Your objective:
Find each line with the word "this" and say how many there are, nothing else.
** Start of Data supplied **
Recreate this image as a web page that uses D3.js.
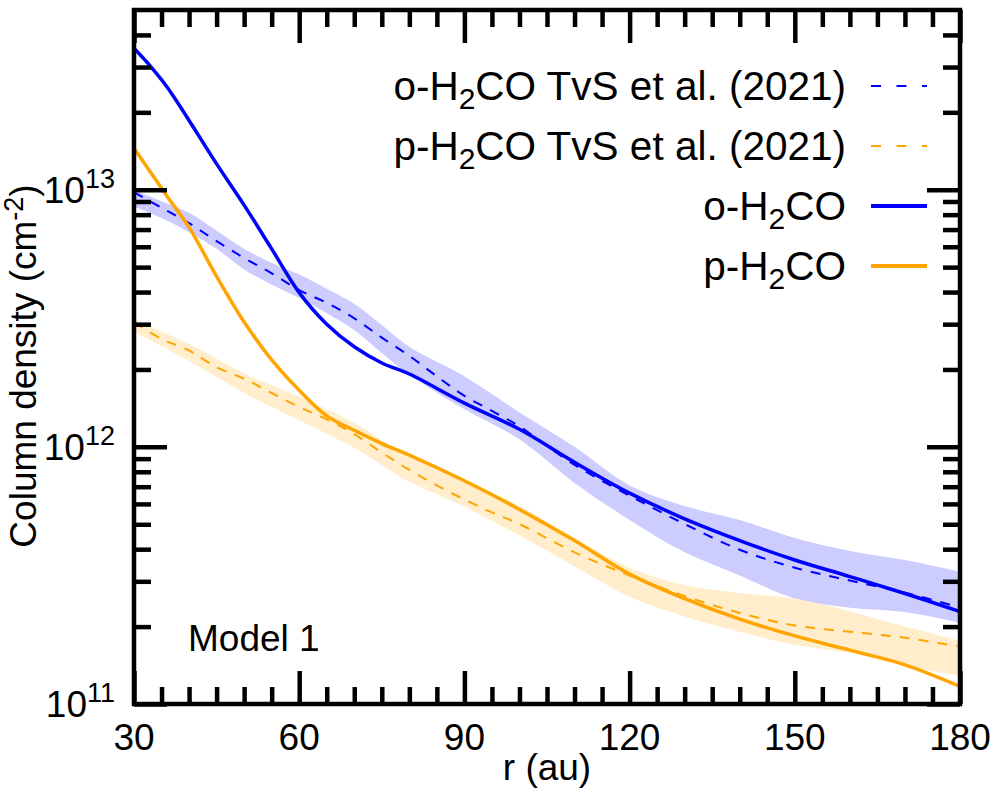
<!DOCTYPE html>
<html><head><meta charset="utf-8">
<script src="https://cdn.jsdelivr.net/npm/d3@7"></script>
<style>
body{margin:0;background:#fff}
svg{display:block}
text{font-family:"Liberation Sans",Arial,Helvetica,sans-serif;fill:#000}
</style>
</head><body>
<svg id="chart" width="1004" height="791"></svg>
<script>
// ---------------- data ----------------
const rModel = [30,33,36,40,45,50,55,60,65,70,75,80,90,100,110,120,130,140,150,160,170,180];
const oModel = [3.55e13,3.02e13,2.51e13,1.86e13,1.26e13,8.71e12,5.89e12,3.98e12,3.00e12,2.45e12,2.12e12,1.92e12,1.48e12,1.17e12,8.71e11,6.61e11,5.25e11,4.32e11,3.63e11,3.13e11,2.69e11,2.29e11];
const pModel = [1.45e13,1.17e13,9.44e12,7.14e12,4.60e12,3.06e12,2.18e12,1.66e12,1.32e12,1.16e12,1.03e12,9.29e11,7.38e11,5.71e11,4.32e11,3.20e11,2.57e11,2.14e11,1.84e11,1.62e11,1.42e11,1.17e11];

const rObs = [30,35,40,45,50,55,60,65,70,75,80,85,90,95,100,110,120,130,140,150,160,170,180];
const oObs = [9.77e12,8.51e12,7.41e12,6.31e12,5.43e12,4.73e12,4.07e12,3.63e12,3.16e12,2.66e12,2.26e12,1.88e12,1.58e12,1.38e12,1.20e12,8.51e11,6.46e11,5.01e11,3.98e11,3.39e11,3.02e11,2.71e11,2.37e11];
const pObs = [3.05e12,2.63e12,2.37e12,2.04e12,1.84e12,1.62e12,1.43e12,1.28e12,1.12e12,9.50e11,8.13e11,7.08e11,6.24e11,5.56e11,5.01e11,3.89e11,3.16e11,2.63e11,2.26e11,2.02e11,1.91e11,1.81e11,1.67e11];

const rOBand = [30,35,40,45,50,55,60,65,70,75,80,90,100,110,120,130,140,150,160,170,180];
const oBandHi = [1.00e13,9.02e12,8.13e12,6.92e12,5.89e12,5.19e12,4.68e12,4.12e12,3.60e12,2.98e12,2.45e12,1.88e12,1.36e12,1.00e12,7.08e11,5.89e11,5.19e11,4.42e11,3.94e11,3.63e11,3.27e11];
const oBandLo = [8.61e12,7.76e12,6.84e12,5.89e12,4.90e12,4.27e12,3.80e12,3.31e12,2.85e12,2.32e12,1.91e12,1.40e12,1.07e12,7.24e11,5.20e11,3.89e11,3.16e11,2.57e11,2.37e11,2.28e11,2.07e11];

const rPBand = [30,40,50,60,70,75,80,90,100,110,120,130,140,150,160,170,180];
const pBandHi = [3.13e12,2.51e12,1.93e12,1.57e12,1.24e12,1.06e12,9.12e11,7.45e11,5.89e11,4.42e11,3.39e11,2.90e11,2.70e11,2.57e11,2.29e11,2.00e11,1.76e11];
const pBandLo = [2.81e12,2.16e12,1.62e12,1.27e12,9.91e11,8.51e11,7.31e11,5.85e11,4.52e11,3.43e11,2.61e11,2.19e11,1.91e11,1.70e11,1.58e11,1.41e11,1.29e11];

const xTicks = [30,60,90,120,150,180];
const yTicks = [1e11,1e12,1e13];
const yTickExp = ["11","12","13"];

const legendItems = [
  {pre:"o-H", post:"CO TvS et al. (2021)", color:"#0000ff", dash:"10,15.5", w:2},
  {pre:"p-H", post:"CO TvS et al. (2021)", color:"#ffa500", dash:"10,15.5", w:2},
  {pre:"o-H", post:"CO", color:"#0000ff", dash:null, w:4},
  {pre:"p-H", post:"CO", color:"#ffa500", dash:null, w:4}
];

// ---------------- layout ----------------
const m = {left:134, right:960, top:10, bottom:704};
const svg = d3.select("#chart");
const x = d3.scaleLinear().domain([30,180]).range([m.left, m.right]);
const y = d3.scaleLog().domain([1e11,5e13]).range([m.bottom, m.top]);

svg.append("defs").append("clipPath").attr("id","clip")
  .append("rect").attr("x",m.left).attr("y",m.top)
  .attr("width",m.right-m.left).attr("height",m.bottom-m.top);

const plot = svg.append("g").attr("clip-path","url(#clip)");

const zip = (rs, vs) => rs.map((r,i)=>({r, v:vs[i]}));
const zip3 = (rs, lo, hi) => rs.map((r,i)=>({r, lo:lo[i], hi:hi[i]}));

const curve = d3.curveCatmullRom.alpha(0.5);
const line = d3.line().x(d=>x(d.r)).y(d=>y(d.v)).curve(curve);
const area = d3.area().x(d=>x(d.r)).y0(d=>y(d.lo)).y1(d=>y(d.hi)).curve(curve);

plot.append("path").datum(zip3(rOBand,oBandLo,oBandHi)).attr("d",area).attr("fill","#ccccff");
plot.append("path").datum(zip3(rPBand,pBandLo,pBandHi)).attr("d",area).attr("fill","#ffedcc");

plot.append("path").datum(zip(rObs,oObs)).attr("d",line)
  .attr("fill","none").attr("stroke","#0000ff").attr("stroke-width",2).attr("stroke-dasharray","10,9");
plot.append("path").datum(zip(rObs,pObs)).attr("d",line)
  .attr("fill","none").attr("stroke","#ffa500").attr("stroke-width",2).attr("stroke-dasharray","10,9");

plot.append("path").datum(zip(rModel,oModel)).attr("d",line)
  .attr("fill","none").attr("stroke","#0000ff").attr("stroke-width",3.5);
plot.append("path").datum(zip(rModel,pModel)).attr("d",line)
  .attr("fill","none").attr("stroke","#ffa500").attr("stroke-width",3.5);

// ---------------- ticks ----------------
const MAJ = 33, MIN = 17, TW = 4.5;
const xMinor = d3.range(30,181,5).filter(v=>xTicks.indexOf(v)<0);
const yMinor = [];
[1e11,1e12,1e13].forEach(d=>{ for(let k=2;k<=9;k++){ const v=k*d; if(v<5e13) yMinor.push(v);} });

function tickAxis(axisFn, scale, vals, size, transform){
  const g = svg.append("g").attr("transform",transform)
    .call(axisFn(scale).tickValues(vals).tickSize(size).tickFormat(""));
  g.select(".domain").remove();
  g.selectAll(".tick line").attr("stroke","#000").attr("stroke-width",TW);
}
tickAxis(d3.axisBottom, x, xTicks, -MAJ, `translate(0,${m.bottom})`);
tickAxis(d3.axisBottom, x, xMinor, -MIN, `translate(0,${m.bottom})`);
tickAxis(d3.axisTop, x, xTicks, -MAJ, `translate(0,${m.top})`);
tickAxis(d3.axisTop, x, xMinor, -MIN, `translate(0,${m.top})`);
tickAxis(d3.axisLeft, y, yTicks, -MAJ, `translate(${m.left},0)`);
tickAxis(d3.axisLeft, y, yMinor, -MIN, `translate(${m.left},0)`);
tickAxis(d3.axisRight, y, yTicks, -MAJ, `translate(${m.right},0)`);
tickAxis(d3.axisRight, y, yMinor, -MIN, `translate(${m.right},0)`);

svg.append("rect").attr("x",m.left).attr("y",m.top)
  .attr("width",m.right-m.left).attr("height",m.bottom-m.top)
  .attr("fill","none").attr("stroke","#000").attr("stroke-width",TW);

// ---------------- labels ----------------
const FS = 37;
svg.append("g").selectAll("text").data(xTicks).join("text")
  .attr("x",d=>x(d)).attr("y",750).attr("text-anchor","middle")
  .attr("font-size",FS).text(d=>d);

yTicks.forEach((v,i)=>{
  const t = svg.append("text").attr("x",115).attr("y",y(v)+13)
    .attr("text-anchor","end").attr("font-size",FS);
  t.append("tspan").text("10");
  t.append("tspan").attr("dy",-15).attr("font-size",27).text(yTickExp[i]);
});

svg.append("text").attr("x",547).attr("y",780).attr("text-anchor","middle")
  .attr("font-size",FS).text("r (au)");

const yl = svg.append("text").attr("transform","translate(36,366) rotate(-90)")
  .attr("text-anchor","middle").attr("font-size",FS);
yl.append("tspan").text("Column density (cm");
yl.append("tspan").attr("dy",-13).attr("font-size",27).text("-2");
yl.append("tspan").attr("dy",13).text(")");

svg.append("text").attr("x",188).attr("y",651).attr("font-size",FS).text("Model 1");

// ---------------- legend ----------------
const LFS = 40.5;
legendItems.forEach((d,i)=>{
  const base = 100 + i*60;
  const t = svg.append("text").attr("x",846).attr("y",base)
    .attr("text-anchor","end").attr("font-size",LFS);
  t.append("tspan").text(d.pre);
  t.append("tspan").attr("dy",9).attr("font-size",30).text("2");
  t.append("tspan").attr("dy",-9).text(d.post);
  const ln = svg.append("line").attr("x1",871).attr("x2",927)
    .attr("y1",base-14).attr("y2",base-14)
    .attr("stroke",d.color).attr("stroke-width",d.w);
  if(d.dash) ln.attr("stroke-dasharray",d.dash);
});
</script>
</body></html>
** End of Data supplied **
** Start of Data supplied **
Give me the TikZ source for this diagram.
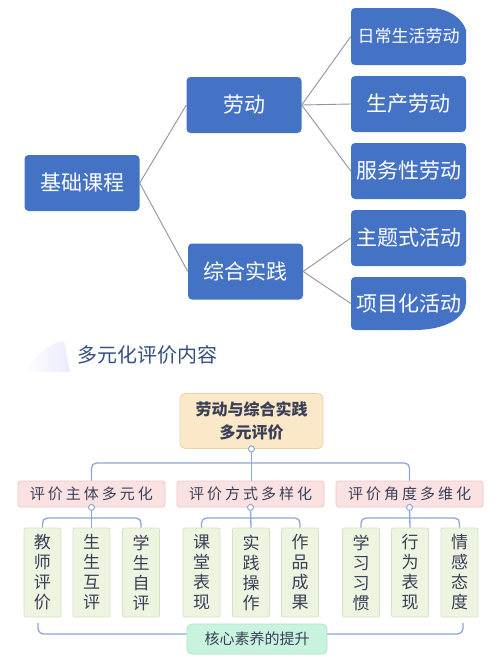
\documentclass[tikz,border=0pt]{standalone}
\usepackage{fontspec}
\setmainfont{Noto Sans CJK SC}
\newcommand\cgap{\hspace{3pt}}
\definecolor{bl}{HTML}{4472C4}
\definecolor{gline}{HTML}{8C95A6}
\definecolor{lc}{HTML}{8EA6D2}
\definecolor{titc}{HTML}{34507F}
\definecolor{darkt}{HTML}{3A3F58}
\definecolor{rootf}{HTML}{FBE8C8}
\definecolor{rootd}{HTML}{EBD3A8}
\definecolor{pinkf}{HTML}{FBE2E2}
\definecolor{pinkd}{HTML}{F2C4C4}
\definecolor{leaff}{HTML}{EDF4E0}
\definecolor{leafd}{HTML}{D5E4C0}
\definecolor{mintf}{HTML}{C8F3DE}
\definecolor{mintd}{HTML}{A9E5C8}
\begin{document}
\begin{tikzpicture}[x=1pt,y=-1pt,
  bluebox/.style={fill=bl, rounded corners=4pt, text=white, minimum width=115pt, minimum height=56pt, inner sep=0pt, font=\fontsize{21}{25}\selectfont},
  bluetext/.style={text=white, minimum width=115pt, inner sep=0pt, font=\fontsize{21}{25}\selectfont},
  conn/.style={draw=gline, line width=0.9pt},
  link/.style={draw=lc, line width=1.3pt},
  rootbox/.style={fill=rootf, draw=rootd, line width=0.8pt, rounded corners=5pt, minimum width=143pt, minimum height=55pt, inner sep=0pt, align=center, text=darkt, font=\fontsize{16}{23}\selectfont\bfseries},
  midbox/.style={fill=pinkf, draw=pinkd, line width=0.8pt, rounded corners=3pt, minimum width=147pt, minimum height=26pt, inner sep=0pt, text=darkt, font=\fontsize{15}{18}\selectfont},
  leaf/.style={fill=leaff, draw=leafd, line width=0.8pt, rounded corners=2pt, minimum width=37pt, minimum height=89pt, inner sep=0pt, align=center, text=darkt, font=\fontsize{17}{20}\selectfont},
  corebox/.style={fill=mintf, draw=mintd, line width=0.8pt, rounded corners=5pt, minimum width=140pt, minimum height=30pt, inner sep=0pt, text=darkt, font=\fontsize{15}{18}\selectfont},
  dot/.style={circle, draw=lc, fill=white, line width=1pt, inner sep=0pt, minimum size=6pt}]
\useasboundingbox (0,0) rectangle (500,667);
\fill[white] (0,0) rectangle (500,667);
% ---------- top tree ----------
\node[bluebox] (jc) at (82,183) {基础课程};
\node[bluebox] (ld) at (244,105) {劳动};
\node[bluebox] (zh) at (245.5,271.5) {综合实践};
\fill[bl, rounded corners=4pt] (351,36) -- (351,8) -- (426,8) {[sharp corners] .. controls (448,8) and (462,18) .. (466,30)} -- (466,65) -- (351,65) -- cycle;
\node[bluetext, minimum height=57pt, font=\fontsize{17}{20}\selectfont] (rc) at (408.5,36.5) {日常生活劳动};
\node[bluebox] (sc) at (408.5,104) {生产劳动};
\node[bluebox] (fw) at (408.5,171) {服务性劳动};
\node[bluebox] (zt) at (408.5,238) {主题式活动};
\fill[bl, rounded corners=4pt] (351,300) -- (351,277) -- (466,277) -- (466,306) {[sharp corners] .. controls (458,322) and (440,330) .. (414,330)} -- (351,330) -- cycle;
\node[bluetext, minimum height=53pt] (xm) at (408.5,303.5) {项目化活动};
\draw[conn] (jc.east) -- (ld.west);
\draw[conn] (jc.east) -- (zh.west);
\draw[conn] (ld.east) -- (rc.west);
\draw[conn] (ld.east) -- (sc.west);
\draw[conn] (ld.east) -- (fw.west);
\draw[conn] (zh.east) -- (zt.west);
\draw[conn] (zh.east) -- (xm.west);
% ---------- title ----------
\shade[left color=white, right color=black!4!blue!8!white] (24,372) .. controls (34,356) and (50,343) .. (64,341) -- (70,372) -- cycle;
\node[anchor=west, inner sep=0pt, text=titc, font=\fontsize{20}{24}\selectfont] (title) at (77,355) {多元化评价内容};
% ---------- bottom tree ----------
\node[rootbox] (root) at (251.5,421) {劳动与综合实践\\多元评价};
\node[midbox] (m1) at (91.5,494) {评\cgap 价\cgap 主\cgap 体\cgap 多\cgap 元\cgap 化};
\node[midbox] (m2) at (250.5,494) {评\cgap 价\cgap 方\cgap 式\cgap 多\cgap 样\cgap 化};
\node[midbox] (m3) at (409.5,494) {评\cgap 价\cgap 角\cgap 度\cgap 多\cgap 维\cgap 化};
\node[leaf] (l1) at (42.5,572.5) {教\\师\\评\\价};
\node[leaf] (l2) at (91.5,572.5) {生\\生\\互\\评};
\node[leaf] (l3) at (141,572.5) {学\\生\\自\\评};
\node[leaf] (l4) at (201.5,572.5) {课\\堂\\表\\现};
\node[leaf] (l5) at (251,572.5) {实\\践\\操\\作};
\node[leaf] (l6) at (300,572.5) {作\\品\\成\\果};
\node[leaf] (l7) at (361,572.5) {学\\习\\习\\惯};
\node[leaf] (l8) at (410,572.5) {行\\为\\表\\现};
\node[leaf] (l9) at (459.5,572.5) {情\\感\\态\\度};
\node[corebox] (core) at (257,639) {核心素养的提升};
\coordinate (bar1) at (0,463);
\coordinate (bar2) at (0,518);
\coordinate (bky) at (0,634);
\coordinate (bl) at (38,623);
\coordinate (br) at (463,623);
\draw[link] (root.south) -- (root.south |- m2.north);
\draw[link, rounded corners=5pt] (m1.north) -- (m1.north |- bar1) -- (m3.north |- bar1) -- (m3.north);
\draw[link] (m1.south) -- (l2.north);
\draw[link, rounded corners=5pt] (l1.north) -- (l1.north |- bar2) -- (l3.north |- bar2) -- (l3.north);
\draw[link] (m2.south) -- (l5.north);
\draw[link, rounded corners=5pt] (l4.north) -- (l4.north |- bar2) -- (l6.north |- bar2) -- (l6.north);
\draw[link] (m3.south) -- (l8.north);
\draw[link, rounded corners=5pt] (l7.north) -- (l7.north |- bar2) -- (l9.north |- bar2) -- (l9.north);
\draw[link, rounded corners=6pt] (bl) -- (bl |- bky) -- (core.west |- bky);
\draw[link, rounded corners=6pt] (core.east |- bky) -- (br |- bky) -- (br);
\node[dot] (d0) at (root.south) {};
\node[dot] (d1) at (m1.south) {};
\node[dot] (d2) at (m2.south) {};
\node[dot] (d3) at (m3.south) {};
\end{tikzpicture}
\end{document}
** End of Data supplied **
The solution:
2